- _Problem to work on_
Begin with the first line below and retype each line exactly through the line containing "const sigLabel = '*';". Any pictures are to be left out.

- _Supplied data_
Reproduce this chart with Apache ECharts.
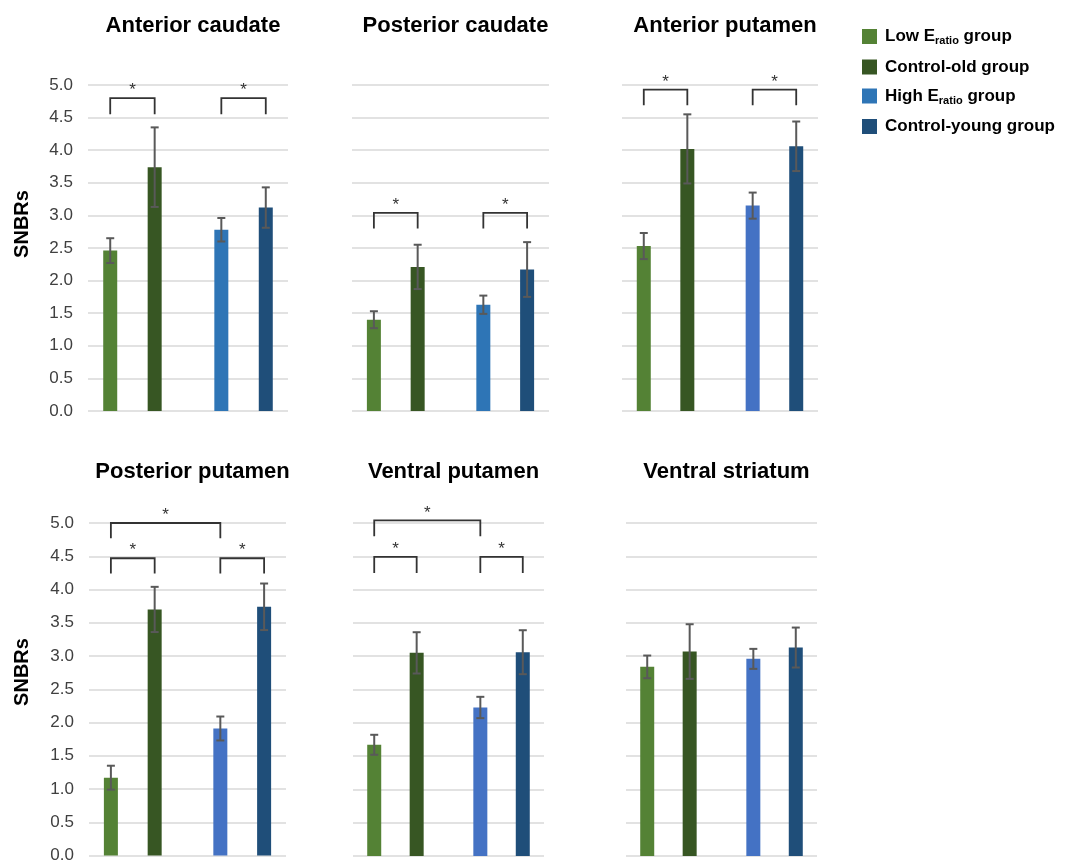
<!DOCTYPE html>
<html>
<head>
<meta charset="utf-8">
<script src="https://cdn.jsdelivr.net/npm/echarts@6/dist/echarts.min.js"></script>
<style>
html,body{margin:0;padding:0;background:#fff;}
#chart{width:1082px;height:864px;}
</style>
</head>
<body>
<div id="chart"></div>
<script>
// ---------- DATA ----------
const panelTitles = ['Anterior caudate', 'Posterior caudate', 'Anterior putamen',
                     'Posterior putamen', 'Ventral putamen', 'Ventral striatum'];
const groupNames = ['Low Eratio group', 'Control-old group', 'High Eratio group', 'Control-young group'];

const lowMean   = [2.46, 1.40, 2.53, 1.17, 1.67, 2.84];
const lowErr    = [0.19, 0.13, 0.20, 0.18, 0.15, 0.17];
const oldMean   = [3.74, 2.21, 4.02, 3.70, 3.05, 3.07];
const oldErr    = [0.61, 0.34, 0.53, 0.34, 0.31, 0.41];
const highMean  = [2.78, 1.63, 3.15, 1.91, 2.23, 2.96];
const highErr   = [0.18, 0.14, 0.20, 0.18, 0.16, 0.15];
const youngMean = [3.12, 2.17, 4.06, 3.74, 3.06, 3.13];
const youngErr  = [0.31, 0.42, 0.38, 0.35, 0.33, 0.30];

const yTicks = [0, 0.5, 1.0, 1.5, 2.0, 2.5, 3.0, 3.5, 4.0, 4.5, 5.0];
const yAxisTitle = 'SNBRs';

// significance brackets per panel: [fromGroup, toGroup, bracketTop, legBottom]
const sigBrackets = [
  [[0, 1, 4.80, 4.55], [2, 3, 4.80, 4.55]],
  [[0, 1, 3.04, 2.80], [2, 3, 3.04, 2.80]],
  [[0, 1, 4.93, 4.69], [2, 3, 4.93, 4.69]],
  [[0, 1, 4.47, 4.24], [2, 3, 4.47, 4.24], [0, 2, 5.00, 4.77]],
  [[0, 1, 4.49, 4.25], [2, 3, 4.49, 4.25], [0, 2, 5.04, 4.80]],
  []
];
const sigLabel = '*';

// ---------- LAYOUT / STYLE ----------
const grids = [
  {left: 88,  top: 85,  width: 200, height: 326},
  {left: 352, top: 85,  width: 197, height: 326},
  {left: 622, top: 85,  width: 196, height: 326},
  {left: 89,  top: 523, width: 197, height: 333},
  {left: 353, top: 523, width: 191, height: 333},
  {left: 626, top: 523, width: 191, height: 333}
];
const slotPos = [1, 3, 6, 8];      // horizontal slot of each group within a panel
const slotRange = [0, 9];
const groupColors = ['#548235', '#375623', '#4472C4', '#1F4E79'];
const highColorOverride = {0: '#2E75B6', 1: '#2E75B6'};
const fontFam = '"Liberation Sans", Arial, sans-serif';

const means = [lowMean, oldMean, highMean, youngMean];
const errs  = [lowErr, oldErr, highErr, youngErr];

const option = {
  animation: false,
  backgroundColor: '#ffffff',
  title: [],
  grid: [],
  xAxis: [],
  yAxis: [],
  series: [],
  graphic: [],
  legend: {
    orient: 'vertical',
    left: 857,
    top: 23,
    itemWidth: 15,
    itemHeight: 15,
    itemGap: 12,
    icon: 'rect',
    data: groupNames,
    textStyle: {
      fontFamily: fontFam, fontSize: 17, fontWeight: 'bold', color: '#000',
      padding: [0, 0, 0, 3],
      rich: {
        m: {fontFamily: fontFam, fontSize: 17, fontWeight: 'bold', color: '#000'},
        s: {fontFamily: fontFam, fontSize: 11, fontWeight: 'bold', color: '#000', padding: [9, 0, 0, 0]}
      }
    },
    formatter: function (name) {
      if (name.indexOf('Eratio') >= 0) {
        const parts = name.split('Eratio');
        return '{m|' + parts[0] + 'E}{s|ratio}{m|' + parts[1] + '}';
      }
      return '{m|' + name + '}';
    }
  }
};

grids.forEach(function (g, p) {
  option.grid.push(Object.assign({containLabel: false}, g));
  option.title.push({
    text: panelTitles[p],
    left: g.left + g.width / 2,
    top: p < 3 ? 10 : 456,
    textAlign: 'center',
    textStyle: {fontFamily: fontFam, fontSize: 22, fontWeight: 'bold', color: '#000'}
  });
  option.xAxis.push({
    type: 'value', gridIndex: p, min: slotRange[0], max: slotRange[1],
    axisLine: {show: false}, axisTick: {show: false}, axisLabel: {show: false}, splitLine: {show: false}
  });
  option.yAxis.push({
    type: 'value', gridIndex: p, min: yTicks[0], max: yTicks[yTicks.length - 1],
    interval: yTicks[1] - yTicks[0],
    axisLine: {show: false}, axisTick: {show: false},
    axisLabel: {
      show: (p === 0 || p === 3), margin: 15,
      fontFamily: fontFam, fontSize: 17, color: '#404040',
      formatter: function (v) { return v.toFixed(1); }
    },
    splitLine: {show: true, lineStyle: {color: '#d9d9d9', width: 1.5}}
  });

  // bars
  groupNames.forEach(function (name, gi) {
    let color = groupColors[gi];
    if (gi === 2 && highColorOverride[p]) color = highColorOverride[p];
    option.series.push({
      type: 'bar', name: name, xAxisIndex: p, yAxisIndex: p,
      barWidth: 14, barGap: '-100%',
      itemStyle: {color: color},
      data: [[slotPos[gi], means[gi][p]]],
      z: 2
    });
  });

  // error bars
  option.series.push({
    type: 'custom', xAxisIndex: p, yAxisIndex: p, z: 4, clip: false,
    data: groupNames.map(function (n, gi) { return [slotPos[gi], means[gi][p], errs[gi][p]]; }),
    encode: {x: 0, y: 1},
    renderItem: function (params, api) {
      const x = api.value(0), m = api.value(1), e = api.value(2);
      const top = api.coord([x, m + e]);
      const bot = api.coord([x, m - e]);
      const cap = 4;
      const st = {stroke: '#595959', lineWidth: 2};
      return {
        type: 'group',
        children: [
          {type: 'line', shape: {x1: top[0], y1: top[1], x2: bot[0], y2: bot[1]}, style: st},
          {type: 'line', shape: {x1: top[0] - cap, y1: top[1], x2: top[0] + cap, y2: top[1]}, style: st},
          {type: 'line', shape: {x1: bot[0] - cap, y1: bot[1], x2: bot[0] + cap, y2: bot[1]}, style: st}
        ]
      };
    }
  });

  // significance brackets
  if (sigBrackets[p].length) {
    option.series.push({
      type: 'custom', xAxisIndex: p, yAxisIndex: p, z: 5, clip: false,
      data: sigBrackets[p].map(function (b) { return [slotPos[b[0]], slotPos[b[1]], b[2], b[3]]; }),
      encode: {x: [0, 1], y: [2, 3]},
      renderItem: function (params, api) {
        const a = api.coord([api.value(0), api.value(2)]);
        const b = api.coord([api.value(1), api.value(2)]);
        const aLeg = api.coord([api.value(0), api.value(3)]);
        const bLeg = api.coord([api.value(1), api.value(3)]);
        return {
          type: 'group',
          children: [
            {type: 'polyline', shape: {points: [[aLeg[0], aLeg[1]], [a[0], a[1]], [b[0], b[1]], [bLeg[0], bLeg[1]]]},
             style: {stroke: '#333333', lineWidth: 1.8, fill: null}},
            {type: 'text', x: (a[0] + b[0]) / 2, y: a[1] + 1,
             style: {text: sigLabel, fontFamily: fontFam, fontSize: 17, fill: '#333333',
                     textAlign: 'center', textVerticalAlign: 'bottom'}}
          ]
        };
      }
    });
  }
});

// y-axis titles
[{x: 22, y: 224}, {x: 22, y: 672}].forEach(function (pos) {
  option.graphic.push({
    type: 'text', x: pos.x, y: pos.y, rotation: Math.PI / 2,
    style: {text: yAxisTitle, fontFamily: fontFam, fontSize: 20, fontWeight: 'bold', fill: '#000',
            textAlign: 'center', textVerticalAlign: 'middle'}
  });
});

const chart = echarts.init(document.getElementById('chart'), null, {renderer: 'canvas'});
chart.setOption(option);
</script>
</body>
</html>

- _Response_
Reproduce this chart with Apache ECharts.
<!DOCTYPE html>
<html>
<head>
<meta charset="utf-8">
<script src="https://cdn.jsdelivr.net/npm/echarts@6/dist/echarts.min.js"></script>
<style>
html,body{margin:0;padding:0;background:#fff;}
#chart{width:1082px;height:864px;}
</style>
</head>
<body>
<div id="chart"></div>
<script>
// ---------- DATA ----------
const panelTitles = ['Anterior caudate', 'Posterior caudate', 'Anterior putamen',
                     'Posterior putamen', 'Ventral putamen', 'Ventral striatum'];
const groupNames = ['Low Eratio group', 'Control-old group', 'High Eratio group', 'Control-young group'];

const lowMean   = [2.46, 1.40, 2.53, 1.17, 1.67, 2.84];
const lowErr    = [0.19, 0.13, 0.20, 0.18, 0.15, 0.17];
const oldMean   = [3.74, 2.21, 4.02, 3.70, 3.05, 3.07];
const oldErr    = [0.61, 0.34, 0.53, 0.34, 0.31, 0.41];
const highMean  = [2.78, 1.63, 3.15, 1.91, 2.23, 2.96];
const highErr   = [0.18, 0.14, 0.20, 0.18, 0.16, 0.15];
const youngMean = [3.12, 2.17, 4.06, 3.74, 3.06, 3.13];
const youngErr  = [0.31, 0.42, 0.38, 0.35, 0.33, 0.30];

const yTicks = [0, 0.5, 1.0, 1.5, 2.0, 2.5, 3.0, 3.5, 4.0, 4.5, 5.0];
const yAxisTitle = 'SNBRs';

// significance brackets per panel: [fromGroup, toGroup, bracketTop, legBottom]
const sigBrackets = [
  [[0, 1, 4.80, 4.55], [2, 3, 4.80, 4.55]],
  [[0, 1, 3.04, 2.80], [2, 3, 3.04, 2.80]],
  [[0, 1, 4.93, 4.69], [2, 3, 4.93, 4.69]],
  [[0, 1, 4.47, 4.24], [2, 3, 4.47, 4.24], [0, 2, 5.00, 4.77]],
  [[0, 1, 4.49, 4.25], [2, 3, 4.49, 4.25], [0, 2, 5.04, 4.80]],
  []
];
const sigLabel = '*';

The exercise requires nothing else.